AGI - In piena emergenza Covid, con l'Italia alle prese con il primo rigido lockdown, era finito in carcere il 9 aprile del 2020 perchè sospettato di aver alterato una gara Consip da 15,8 milioni euro per l’acquisto e la fornitura di 3 milioni di mascherine mai arrivate nel nostro Paese. Il gip, che aveva firmato la misura cautelare, lo aveva definito "soggetto poco affidabile nel mondo degli appalti pubblici", al punto da attribuirgli "una manovra spregiudicata e d'azzardo (cioè sui due tavoli dei tempi e della capacità di consegna dei dispositivi di protezione) giocata sulla salute di chi attendeva quelle mascherine".
Dopo due anni da incubo, l'imprenditore Antonello Ieffi si è vista riconoscere dalla Cassazione la buona fede e la trasparenza del suo operato.
Finito a giudizio su richiesta della procura di Roma, Ieffi era stato condannato in primo e secondo grado a due anni e mezzo di reclusione per il reato di turbativa d'asta (e assolto, "perchè il fatto non sussiste", dall'imputazione di inadempimento delle pubbliche forniture). Ma i giudici della sesta sezione penale della Suprema Corte hanno annullato senza rinvio la sentenza di appello, sempre “perché il fatto non sussiste”, chiudendo definitivamente la questione. Con grande soddisfazione della difesa, rappresentata dagli avvocati Carlo Bonzano e Luigi Annunziata secondo cui le mascherine c'erano ma non arrivarono a destinazione non certo per colpa del loro assistito.
Ieffi, dal canto suo, si è sempre difeso sostenendo di "aver agito con lo spirito di fare del bene per il nostro Paese: abbiamo perso l’occasione di fare arrivare in Italia tre milioni di mascherine, che nel pieno dell’emergenza da coronavirus avrebbero fatto molto comodo - si sfogò davanti al giudice del tribunale -. E invece sono stato pure arrestato e in questa operazione ci ho rimesso 480mila euro".

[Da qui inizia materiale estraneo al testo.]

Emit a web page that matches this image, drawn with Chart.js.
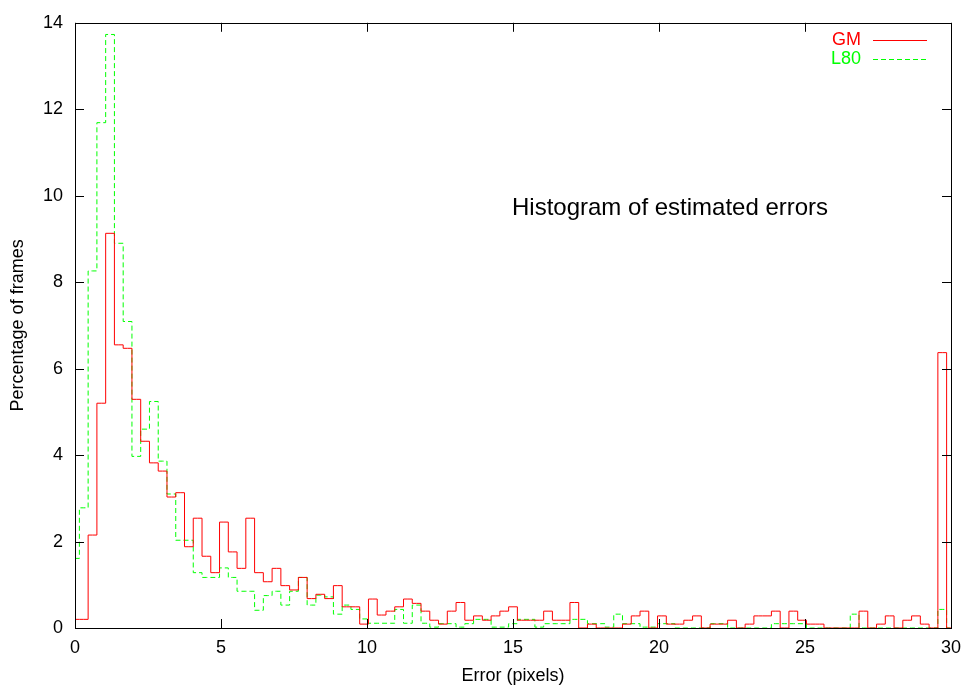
<!DOCTYPE html>
<html>
<head>
<meta charset="utf-8">
<script src="https://cdn.jsdelivr.net/npm/chart.js@4/dist/chart.umd.min.js"></script>
<style>
  body { margin: 0; background: #fff; }
  canvas { display: block; }
</style>
</head>
<body>
<canvas id="histChart" width="961" height="685"></canvas>
<script>
// bin centres (pixels of error), one bin every 0.3 px
const errorBins = [
  0, 0.3, 0.6, 0.9, 1.2, 1.5, 1.8, 2.1, 2.4, 2.7,
  3, 3.3, 3.6, 3.9, 4.2, 4.5, 4.8, 5.1, 5.4, 5.7,
  6, 6.3, 6.6, 6.9, 7.2, 7.5, 7.8, 8.1, 8.4, 8.7,
  9, 9.3, 9.6, 9.9, 10.2, 10.5, 10.8, 11.1, 11.4, 11.7,
  12, 12.3, 12.6, 12.9, 13.2, 13.5, 13.8, 14.1, 14.4, 14.7,
  15, 15.3, 15.6, 15.9, 16.2, 16.5, 16.8, 17.1, 17.4, 17.7,
  18, 18.3, 18.6, 18.9, 19.2, 19.5, 19.8, 20.1, 20.4, 20.7,
  21, 21.3, 21.6, 21.9, 22.2, 22.5, 22.8, 23.1, 23.4, 23.7,
  24, 24.3, 24.6, 24.9, 25.2, 25.5, 25.8, 26.1, 26.4, 26.7,
  27, 27.3, 27.6, 27.9, 28.2, 28.5, 28.8, 29.1, 29.4, 29.7,
  30
];

// percentage of frames, GM
const gmValues = [
  0.2, 0.2, 2.15, 5.2, 9.13, 6.55, 6.47, 5.29, 4.32, 3.82,
  3.63, 3.03, 3.13, 1.88, 2.54, 1.66, 1.28, 2.45, 1.76, 1.38,
  2.54, 1.28, 1.07, 1.38, 0.98, 0.88, 1.17, 0.68, 0.78, 0.68,
  0.98, 0.49, 0.49, 0.09, 0.67, 0.3, 0.39, 0.49, 0.67, 0.57,
  0.39, 0.18, 0.09, 0.39, 0.59, 0.18, 0.28, 0.18, 0.28, 0.39,
  0.49, 0.18, 0.18, 0.18, 0.39, 0.18, 0.18, 0.59, 0, 0.09,
  0, 0, 0, 0.09, 0.28, 0.39, 0, 0.28, 0.09, 0.09,
  0.18, 0.28, 0, 0.09, 0.09, 0.18, 0, 0.09, 0.28, 0.28,
  0.39, 0, 0.39, 0.18, 0.09, 0.09, 0, 0, 0, 0,
  0.39, 0, 0.09, 0.28, 0, 0.18, 0.28, 0.09, 0, 6.37,
  0
];

// percentage of frames, L80
const l80Values = [
  1.61, 2.78, 8.26, 11.69, 13.73, 8.9, 7.09, 3.97, 4.6, 5.24,
  3.86, 3.1, 2.03, 2.03, 1.28, 1.17, 1.17, 1.39, 1.17, 0.85,
  0.85, 0.41, 0.75, 0.85, 0.53, 0.85, 1.17, 0.53, 0.76, 0.72,
  0.32, 0.53, 0.43, 0.21, 0.11, 0.11, 0.11, 0.43, 0.11, 0.53,
  0.11, 0.02, 0.1, 0.1, 0.02, 0.1, 0.2, 0.2, 0.02, 0.02,
  0.1, 0.2, 0.2, 0.02, 0.1, 0.1, 0.1, 0.2, 0.2, 0.1,
  0.1, 0.02, 0.32, 0.1, 0.1, 0.02, 0.02, 0.1, 0.1, 0,
  0, 0, 0, 0.1, 0.1, 0, 0, 0, 0, 0,
  0.1, 0.1, 0.1, 0.1, 0, 0, 0, 0, 0, 0.32,
  0, 0, 0, 0, 0, 0, 0, 0, 0, 0.43,
  0
];

const xTicks = [0, 5, 10, 15, 20, 25, 30];
const yTicks = [0, 2, 4, 6, 8, 10, 12, 14];
const plotLabel = 'Histogram of estimated errors';

const FONT = 'Liberation Sans, Arial, Helvetica, sans-serif';

function toPoints(values) {
  return values.map((v, i) => ({ x: errorBins[i], y: v }));
}

// gnuplot style frame: full border with ticks pointing inwards on all four sides
const framePlugin = {
  id: 'frame',
  afterDraw(chart) {
    const { ctx, chartArea: a, scales } = chart;
    const tick = 9;
    ctx.save();
    ctx.strokeStyle = '#000';
    ctx.lineWidth = 1;
    ctx.beginPath();
    xTicks.forEach(v => {
      const px = Math.round(scales.x.getPixelForValue(v)) + 0.5;
      ctx.moveTo(px, a.bottom); ctx.lineTo(px, a.bottom - tick);
      ctx.moveTo(px, a.top); ctx.lineTo(px, a.top + tick);
    });
    yTicks.forEach(v => {
      const py = Math.round(scales.y.getPixelForValue(v)) + 0.5;
      ctx.moveTo(a.left, py); ctx.lineTo(a.left + tick, py);
      ctx.moveTo(a.right, py); ctx.lineTo(a.right - tick, py);
    });
    ctx.stroke();
    ctx.strokeRect(Math.round(a.left) + 0.5, Math.round(a.top) + 0.5,
      Math.round(a.right - a.left), Math.round(a.bottom - a.top));

    // label inside the plot
    ctx.fillStyle = '#000';
    ctx.font = '24px ' + FONT;
    ctx.textAlign = 'left';
    ctx.textBaseline = 'alphabetic';
    ctx.fillText(plotLabel, 512, 215);

    // key, top right
    ctx.font = '18px ' + FONT;
    ctx.textAlign = 'right';
    ctx.textBaseline = 'middle';
    chart.data.datasets.forEach((ds, i) => {
      const y = 40 + i * 19;
      ctx.fillStyle = ds.borderColor;
      ctx.fillText(ds.label, 861, y);
      ctx.strokeStyle = ds.borderColor;
      ctx.setLineDash(ds.borderDash || []);
      ctx.beginPath();
      ctx.moveTo(873, y + 0.5);
      ctx.lineTo(927, y + 0.5);
      ctx.stroke();
    });
    ctx.restore();
  }
};

const ctx = document.getElementById('histChart').getContext('2d');

const histChart = new Chart(ctx, {
  type: 'line',
  data: {
    datasets: [{
      label: 'GM',
      data: toPoints(gmValues),
      borderColor: '#ff0000',
      borderWidth: 1,
      stepped: 'middle',
      pointRadius: 0,
      fill: false
    }, {
      label: 'L80',
      data: toPoints(l80Values),
      borderColor: '#00ff00',
      borderWidth: 1,
      borderDash: [5, 3],
      stepped: 'middle',
      pointRadius: 0,
      fill: false
    }]
  },
  options: {
    responsive: false,
    animation: false,
    layout: { padding: { top: 21, right: 0, left: 0, bottom: 0 } },
    plugins: {
      legend: { display: false },
      tooltip: { enabled: false }
    },
    scales: {
      x: {
        type: 'linear',
        min: 0,
        max: 30,
        afterBuildTicks: s => { s.ticks = xTicks.map(v => ({ value: v })); },
        afterFit: s => { s.height = 57; s.paddingRight = 10; },
        grid: { display: false, drawTicks: false },
        border: { display: false },
        ticks: { color: '#000', padding: 9, maxRotation: 0, font: { family: FONT, size: 18 } },
        title: {
          display: true,
          text: 'Error (pixels)',
          color: '#000',
          padding: { top: 0, bottom: 0 },
          font: { family: FONT, size: 18, lineHeight: 1 }
        }
      },
      y: {
        min: 0,
        max: 14,
        afterBuildTicks: s => { s.ticks = yTicks.map(v => ({ value: v })); },
        afterFit: s => { s.width = 75; },
        grid: { display: false, drawTicks: false },
        border: { display: false },
        ticks: { color: '#000', padding: 12, font: { family: FONT, size: 18 } },
        title: {
          display: true,
          text: 'Percentage of frames',
          color: '#000',
          padding: { top: 9, bottom: 0 },
          font: { family: FONT, size: 18, lineHeight: 1 }
        }
      }
    }
  },
  plugins: [framePlugin]
});
</script>
</body>
</html>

L'imprenditore raccontò al processo la sua verità sull'operazione, saltata all'ultimo momento, che prevedeva il trasferimento a Malpensa di un carico di tre milioni di mascherine, parcheggiato in un magazzino a due passi dall'aeroporto cinese di Guangzhou Baiyun: "Quel carico doveva partire il 16 marzo 2020 ma nel pomeriggio il Qatar decise di imporre il blocco del proprio spazio aereo. Un problema per noi, perchè il nostro volo doveva passare proprio da lì. Così, per segnalare quanto stesse accadendo, decisi di scrivere una mail al ministro degli Esteri Luigi Di Maio, prendendola dal sito istituzionale. La mattina successiva mi scrisse furibondo l'ad di Consip Cristiano Cannarsa che con tono fin troppo minaccioso mi chiese come mai mi fossi permesso di scrivere a Di Maio e poi mi disse di girargli al più presto tutti i contratti perchè secondo lui questo affare non era serio".
Dopo poche ore a Ieffi arrivò una diffida da parte della stessa Consip che lo escludeva dalla gara per una serie di irregolarità tributarie che la società dell'imprenditore non aveva sanato. "Io a Cannarsa - riferì in udienza l'imprenditore - girai tutta la documentazione e i miei contatti in Cina. Mi risulta che da parte di Consip non fu effettuata alcuna ispezione per verificare l'effettiva esistenza del carico di mascherine".